Del «siento luego existo» cartesiano hemos pasado al «siento luego tengo derecho»: lo que uno ‘siente’ debe ser cierto también en la realidad

Del siento luego existo cartesiano hemos pasado al siento luego tengo derecho. Lo que uno siente como justo, verdadero o razonable debe ser cierto también en la realidad. La verdad ya ni siquiera es intersubjetivamente construida o aprendida desde la experiencia sino que es meramente sentida como tal. Esa idea tan primaria, como peligrosa, se ha convertido en el axioma del sentimentalismo que domina el posmodernismo.

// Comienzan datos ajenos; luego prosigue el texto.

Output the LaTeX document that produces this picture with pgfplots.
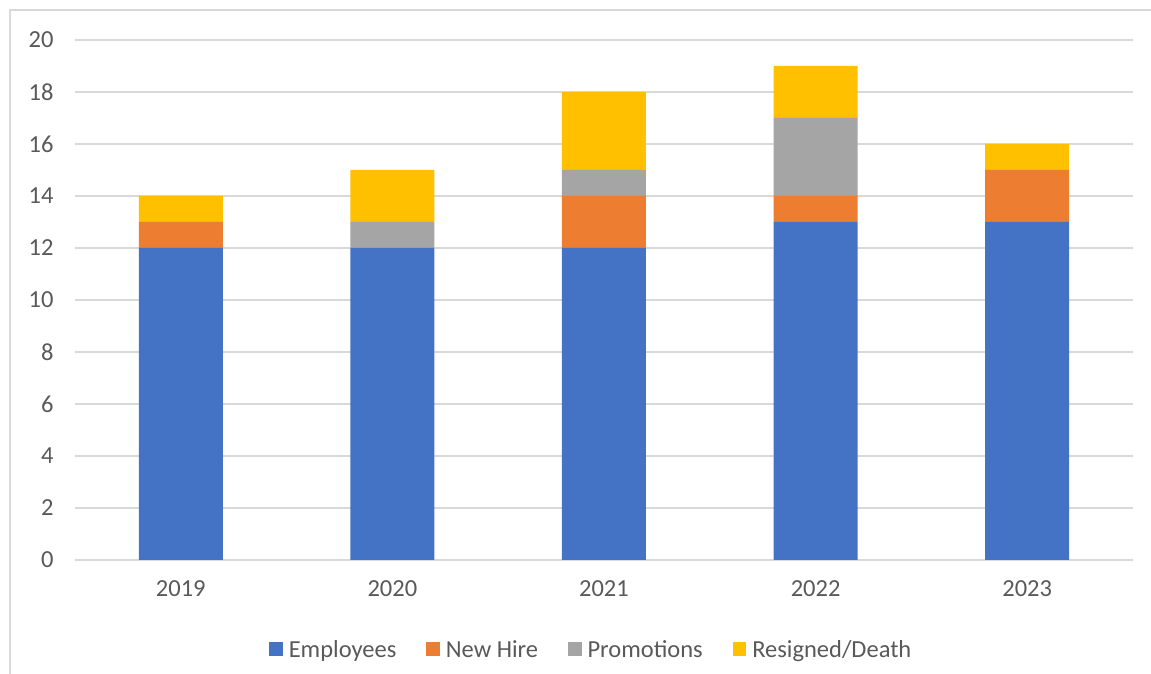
\documentclass[border=0pt]{standalone}
\usepackage{pgfplots}
\pgfplotsset{compat=1.18}
\usepackage{pgfplotstable}
\usepackage{fontspec}
\setmainfont{Carlito}
\definecolor{emp}{HTML}{4472C4}
\definecolor{hire}{HTML}{ED7D31}
\definecolor{promo}{HTML}{A5A5A5}
\definecolor{resign}{HTML}{FFC000}
\definecolor{gridgray}{HTML}{D9D9D9}
\definecolor{txtgray}{HTML}{595959}
\pgfplotstableread{
x emp hire promo resign
0 12 1 0 1
1 12 0 1 2
2 12 2 1 3
3 13 1 3 2
4 13 2 0 1
}\data
\begin{document}
\begin{tikzpicture}[x=1pt,y=1pt]
\useasboundingbox (0,0) rectangle (1151,674);
\draw[color=gridgray, line width=1.3pt] (10,0) -- (10,664) -- (1151,664);
\begin{axis}[
  at={(75pt,114pt)}, anchor=south west,
  scale only axis, width=1058pt, height=520pt,
  ybar stacked, bar width=84pt,
  enlargelimits=false,
  xmin=-0.5, xmax=4.5, ymin=0, ymax=20,
  ytick={0,2,...,20},
  xtick=data, xticklabels={2019,2020,2021,2022,2023},
  ymajorgrids, grid style={gridgray, line width=1.1pt},
  axis line style={draw=none}, tick style={draw=none},
  /pgf/number format/assume math mode=true,
  tick label style={font=\fontsize{24.5}{29}\selectfont, text=txtgray},
  yticklabel style={xshift=-18pt},
  xticklabel style={yshift=-17pt},
  legend columns=4,
  legend style={at={(0.488,-0.172)}, anchor=center, draw=none, fill=none,
    font=\fontsize{24.5}{29}\selectfont, text=txtgray,
    /tikz/every even column/.append style={column sep=28pt},
    /tikz/every odd column/.append style={column sep=4pt}},
  legend cell align=left,
  legend image code/.code={\fill[#1] (0pt,-6.5pt) rectangle (13.5pt,7pt);},
]
\addplot[fill=emp, draw=none] table[x=x,y=emp] {\data};
\addplot[fill=hire, draw=none] table[x=x,y=hire] {\data};
\addplot[fill=promo, draw=none] table[x=x,y=promo] {\data};
\addplot[fill=resign, draw=none] table[x=x,y=resign] {\data};
\legend{Employees,New Hire,Promotions,Resigned/Death}
\end{axis}
\end{tikzpicture}
\end{document}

La nuestra no es tanto una sociedad de la información, capitalista o globalizada, como una sociedad “peluche”. El sentimentalismo es transversal (concierne tanto a la gente de derechas como a la de izquierdas) y global. Las  noticiarios dan mayor preponderancia al aspecto emocional de la noticia que al análisis de lo que acontece. Es la sociedad del espectáculo que se “emociona” la que determina el carácter noticiable o no de un acontecimiento. La muerte de un niño que huye de la guerra en una playa de Lampedusa “emociona” o “conmueve” más que la decapitación del cristiano copto de Egipto a manos de un fundamentalista islámico.

Generaciones enteras de jóvenes están siendo fanatizadas en estas nuevas madrasas del marxismo cultural en que se están convirtiendo nuestras universidades en occidente.  Esta hegemonía cultural hace imposible penetrar en la esfera pública de discusión sin barruntar, al menos, los rudimentos del neo-lenguaje post-marxista hoy en día tan en boga.

Canales contra-culturales de youtube, al estilo de Un tío blanco hetero, o las propias redes sociales son mucho más contundentes a la hora de altertar de los peligros de este nuevo totalitarismo de la corrección política, que los discursos autocomplacientes y tan alejados de la realidad de muchos de  intelectuales liberales que se atrincheran en una torre de marfil. De nada sirve tener razón. Es más  efectivo abandonar la comodidad de la “fortaleza liberal” y reinventar el discurso propio para hacerlo más persuasivo.